Introduction
Last Updated on June 7, 2022, by eNotes Editorial. Word Count: 135
Delbanco, Nicholas 1942–
Delbanco is a British-born American author of novels, poems, and short stories. (See also CLC, Vol. 6, and Contemporary Authors, Vols. 17-20, rev. ed.)
Delbanco is one of those consistently highly acclaimed writers few readers have heard of, much less read. "Sherbrookes," his eighth novel, is also sure to be critically well received. A wonderful and strange book, written in lyrical yet spare prose, it contains insights few writers can claim…. Delbanco steers clear of grotesque or Gothic overtones; he keeps his story clean and taut. And although his characters and their lives are peculiar, if not unique, they are always credible, and their story is intriguing and compelling. (p. 64)
Publishers Weekly (reprinted from the November 6, 1978, issue of Publishers Weekly, published by R. R. Bowker Company, a Xerox company; copyright © 1978 by Xerox Corporation), November 6, 1978.
Garrett Epps
Last Updated on June 7, 2022, by eNotes Editorial. Word Count: 467
[Nicholas Delbanco has depicted the] underside of family life in Possession (1977) and now Sherbrookes, the first two volumes of a trilogy about the waning days of a wealthy New England family….
Besides the hovering ghost of Judah, Sherbrookes has many other elements of gothic romance: an ancient mansion, a family curse, an unbreakable will, a mysterious pregnancy, and a moonlight suicide. Certainly, it seems to me that Sherbrookes does not operate like a realistic novel—by means of character, incident, or plot. Many of the characters are blanks; this is particularly true of Ian Sherbrooke, who seems at first almost like an empty cell awaiting the entry of a new genetic core, the spirit of his dead father. The book's movement is more in the fashion of a long poem, or a series of vibrant images held in rigid frames.
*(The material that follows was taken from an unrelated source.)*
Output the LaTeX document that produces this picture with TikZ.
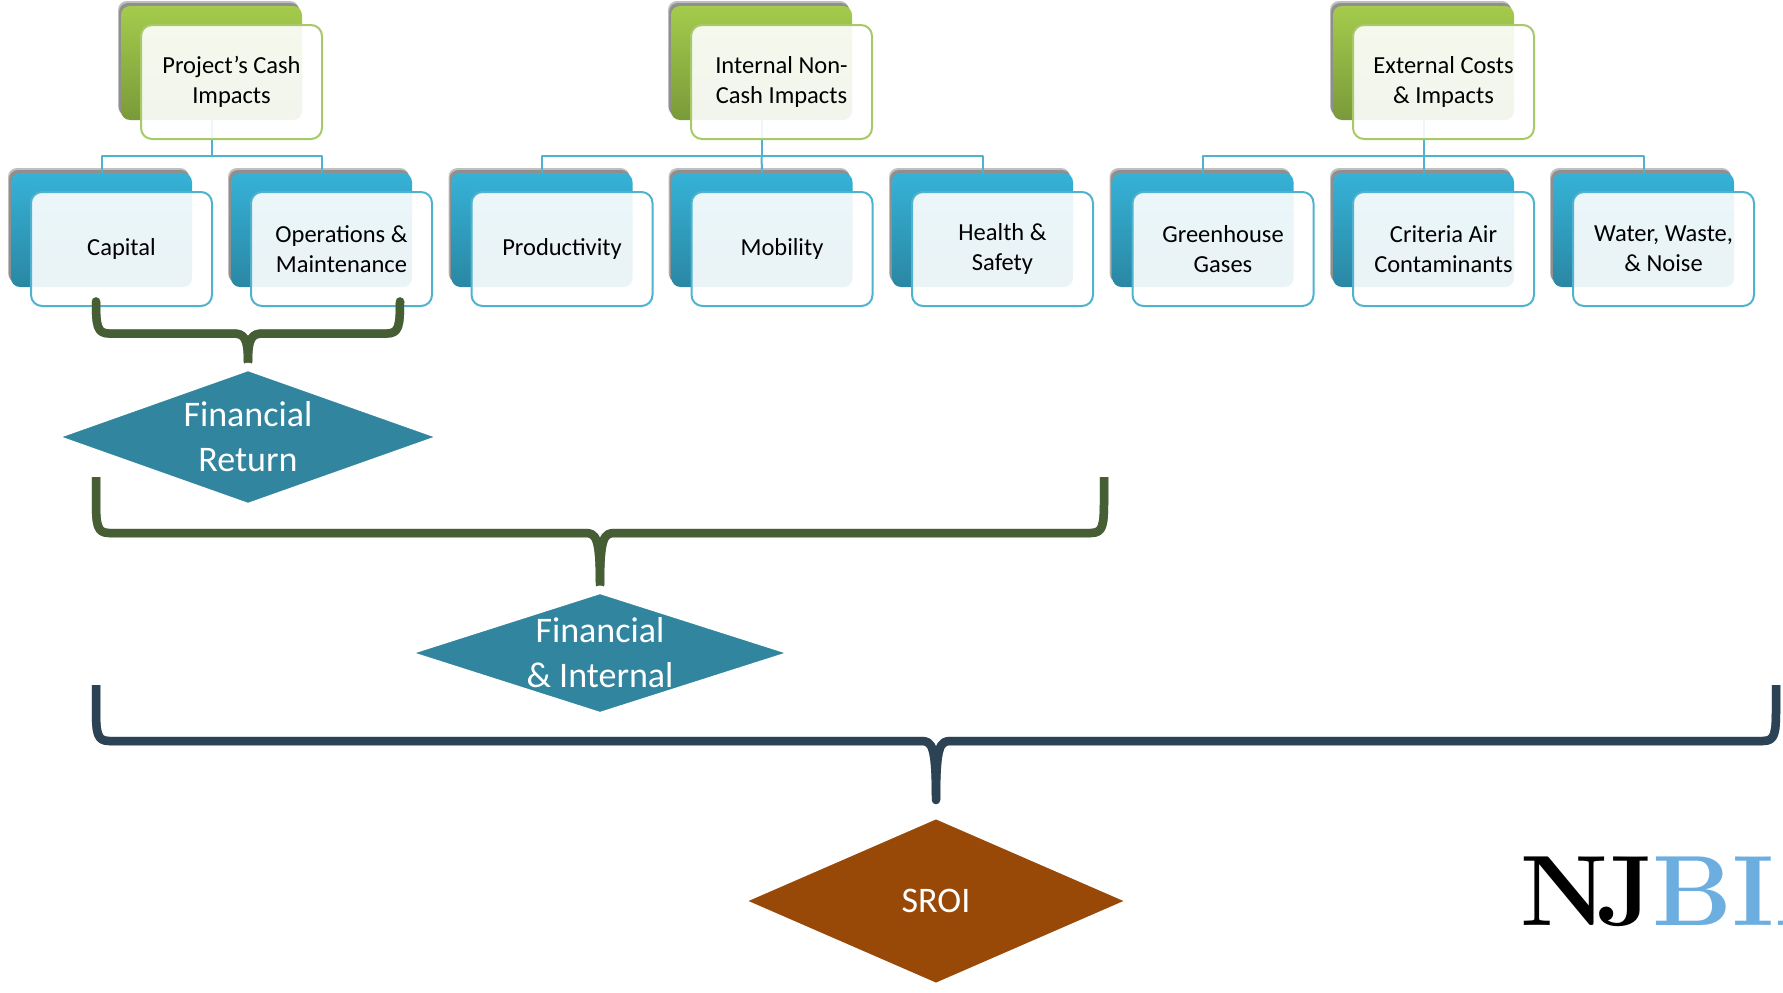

There is a moment late in the book when Maggie, whose lusty ways in youth had earned her the title of "old Sherbrooke's bare-naked wife," watches unobserved as her son's lover walks naked across a field, and recognizes the arrival of her own replacement, "a brown-haired image of herself when young, the same straight back, thin hips, and long-legged gait." It is not a likely moment, or even a plausible one, but it is not an image I will soon forget.
Delbanco's prose is consciously poetic as well—alliterative, allusive, determinedly elegant. He is at his best when rendering the Vermont landscape, or when detailing the steps of building a house. But in much of the rest of the book, the effort expended on fine prose makes the story tough going. Like a horse keeping an unfamiliar gait, Delbanco is prone to missteps which reduce him to a lumbering walk….
In addition, he has chosen to tell novels in the narrative present. In the hands of a supple stylist … this device can give a story a seductive immediacy, narrowing the distance between reader and character. But, as used by Delbanco, it involves the reader in a confusion of tenses, and by the time he has finished sorting out "he is," "they would," "she had," and "he did," reader and narrative are barely within hailing distance. And, finally, Delbanco has a fatal weakness for clichés, balancing them in his characters' minds like teetering rocks: "Six of one, he argues, since he's in the neighborhood; half a dozen of the other," or "You take, Maggie knew, a stitch in time."
The result is a promising novel, rich in myth and allusion, gone stale, gray-toned, and ponderous One can admire Delbanco's learning and respect his effort; but, when the encounter is over, we are left with a weary, disappointed feeling of loss.
Garrett Epps, "New England Gothic," in Book World—The Washington Post (© 1978, The Washington Post), December 31, 1978, p. G9.
Tim Myers
Last Updated on June 7, 2022, by eNotes Editorial. Word Count: 76
Delbanco's vision [in Sherbrookes] is fundamentally pessimistic in a time when this view has been criticized as being purely negative and unconstructive, threatening the future of fiction. Yet Delbanco deserves to be read precisely because in confronting his characters with the realities of death and isolation, he gives them compensating acts of love, will and endurance. (p. 41)
Tim Myers, in The New Republic (reprinted by permission of The New Republic; © 1979 by The New Republic, Inc.), January 10, 1979.